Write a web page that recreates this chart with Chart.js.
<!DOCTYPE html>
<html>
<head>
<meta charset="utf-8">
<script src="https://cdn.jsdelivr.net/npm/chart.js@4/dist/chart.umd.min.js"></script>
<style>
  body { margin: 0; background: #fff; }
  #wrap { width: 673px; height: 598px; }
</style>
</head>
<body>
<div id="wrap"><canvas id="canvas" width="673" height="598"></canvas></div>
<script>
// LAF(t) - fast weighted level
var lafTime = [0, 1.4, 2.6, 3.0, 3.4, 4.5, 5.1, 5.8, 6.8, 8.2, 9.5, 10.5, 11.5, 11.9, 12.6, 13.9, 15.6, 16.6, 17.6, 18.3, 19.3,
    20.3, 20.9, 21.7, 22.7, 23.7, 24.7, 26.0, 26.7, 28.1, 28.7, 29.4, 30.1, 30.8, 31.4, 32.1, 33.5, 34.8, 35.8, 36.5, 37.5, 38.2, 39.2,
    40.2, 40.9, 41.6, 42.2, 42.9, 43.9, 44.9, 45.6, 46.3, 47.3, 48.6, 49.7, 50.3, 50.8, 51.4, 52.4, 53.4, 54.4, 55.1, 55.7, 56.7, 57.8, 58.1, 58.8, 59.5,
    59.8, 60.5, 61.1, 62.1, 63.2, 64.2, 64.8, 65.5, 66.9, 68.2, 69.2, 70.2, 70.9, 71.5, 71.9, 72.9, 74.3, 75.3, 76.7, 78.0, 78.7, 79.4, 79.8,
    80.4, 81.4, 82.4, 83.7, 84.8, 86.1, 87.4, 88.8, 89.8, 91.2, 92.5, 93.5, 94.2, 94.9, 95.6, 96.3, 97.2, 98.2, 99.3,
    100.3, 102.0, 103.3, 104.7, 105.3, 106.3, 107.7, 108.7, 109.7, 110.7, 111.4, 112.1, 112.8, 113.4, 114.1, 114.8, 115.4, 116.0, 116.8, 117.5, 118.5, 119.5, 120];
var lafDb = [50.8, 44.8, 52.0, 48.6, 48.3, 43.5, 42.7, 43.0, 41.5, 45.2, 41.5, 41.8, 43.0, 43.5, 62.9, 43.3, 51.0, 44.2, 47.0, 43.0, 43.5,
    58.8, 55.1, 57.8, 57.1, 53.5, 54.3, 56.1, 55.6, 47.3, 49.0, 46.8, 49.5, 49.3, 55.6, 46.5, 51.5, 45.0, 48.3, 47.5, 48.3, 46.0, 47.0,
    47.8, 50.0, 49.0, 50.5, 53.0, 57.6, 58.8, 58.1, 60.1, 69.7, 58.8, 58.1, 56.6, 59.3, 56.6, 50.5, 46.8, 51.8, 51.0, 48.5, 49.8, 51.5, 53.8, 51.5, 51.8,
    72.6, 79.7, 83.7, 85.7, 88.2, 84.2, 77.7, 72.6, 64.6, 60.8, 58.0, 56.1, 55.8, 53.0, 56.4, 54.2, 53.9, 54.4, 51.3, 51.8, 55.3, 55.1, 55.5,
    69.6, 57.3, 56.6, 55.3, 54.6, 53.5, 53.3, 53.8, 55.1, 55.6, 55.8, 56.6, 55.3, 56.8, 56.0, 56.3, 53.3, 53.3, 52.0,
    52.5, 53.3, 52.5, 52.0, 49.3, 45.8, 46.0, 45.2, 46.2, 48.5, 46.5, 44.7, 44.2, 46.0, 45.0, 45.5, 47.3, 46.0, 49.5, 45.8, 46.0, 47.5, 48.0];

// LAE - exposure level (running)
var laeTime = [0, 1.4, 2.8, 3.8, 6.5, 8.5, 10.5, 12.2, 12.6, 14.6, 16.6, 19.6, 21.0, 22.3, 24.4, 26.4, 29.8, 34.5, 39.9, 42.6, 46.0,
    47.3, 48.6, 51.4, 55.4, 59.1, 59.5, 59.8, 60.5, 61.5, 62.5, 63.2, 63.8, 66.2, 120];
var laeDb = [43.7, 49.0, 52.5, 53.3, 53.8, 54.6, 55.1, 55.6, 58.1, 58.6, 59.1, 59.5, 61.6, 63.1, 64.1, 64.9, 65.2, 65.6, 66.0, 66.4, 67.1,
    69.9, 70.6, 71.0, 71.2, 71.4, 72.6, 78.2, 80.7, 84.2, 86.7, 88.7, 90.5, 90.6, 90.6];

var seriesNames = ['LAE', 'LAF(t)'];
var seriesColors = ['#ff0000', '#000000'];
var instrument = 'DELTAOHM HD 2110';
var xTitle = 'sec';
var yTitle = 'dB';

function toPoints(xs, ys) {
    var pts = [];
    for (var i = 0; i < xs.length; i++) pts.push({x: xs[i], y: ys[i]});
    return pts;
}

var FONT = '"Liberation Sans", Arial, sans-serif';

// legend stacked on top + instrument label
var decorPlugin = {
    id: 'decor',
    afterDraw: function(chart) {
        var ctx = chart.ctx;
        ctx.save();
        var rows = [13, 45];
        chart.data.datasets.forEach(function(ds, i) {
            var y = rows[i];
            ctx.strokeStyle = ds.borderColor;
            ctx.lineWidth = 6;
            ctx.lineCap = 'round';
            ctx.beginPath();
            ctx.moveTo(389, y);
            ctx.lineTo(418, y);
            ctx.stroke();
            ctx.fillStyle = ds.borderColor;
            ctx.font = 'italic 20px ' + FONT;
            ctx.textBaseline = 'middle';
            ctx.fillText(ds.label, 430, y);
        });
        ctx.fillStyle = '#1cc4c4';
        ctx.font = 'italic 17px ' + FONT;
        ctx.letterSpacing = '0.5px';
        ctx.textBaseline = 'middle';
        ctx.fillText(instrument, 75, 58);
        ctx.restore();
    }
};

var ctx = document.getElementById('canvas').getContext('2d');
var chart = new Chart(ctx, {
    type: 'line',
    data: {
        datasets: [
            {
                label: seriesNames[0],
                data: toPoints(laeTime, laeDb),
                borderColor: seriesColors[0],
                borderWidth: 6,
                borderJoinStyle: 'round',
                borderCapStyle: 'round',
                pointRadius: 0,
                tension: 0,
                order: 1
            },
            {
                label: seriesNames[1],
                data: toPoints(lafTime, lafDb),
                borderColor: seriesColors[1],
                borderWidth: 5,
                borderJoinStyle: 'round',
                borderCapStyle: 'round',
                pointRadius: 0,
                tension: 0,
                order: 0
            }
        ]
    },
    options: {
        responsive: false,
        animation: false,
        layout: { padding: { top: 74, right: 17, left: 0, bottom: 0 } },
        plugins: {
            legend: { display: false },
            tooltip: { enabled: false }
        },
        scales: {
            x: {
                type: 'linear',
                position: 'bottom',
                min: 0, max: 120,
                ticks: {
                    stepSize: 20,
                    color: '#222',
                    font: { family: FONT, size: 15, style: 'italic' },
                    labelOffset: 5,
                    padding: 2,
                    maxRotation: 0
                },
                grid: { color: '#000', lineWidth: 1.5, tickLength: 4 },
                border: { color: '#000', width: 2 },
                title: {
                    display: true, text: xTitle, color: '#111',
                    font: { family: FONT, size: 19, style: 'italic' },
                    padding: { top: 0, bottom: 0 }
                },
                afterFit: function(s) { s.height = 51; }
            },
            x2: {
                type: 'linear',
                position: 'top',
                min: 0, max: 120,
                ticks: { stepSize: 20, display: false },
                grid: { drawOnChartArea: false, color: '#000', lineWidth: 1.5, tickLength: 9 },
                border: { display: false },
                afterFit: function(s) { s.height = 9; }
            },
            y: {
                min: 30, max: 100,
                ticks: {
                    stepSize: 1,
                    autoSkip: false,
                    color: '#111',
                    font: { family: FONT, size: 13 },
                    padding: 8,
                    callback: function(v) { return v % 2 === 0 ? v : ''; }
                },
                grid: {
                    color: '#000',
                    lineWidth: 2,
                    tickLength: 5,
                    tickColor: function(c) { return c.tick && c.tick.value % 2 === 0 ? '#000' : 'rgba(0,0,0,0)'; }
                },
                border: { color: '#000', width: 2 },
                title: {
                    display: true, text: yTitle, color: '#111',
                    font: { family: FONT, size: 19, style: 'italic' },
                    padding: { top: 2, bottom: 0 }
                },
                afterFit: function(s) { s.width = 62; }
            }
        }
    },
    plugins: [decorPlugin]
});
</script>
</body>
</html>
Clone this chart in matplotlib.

--------------------

(TASK TO CARRY OUT): Check the data for the word "this" and pull out the lines that have it.

(WRITTEN RESPONSE):
Write a web page that recreates this chart with Chart.js.
Clone this chart in matplotlib.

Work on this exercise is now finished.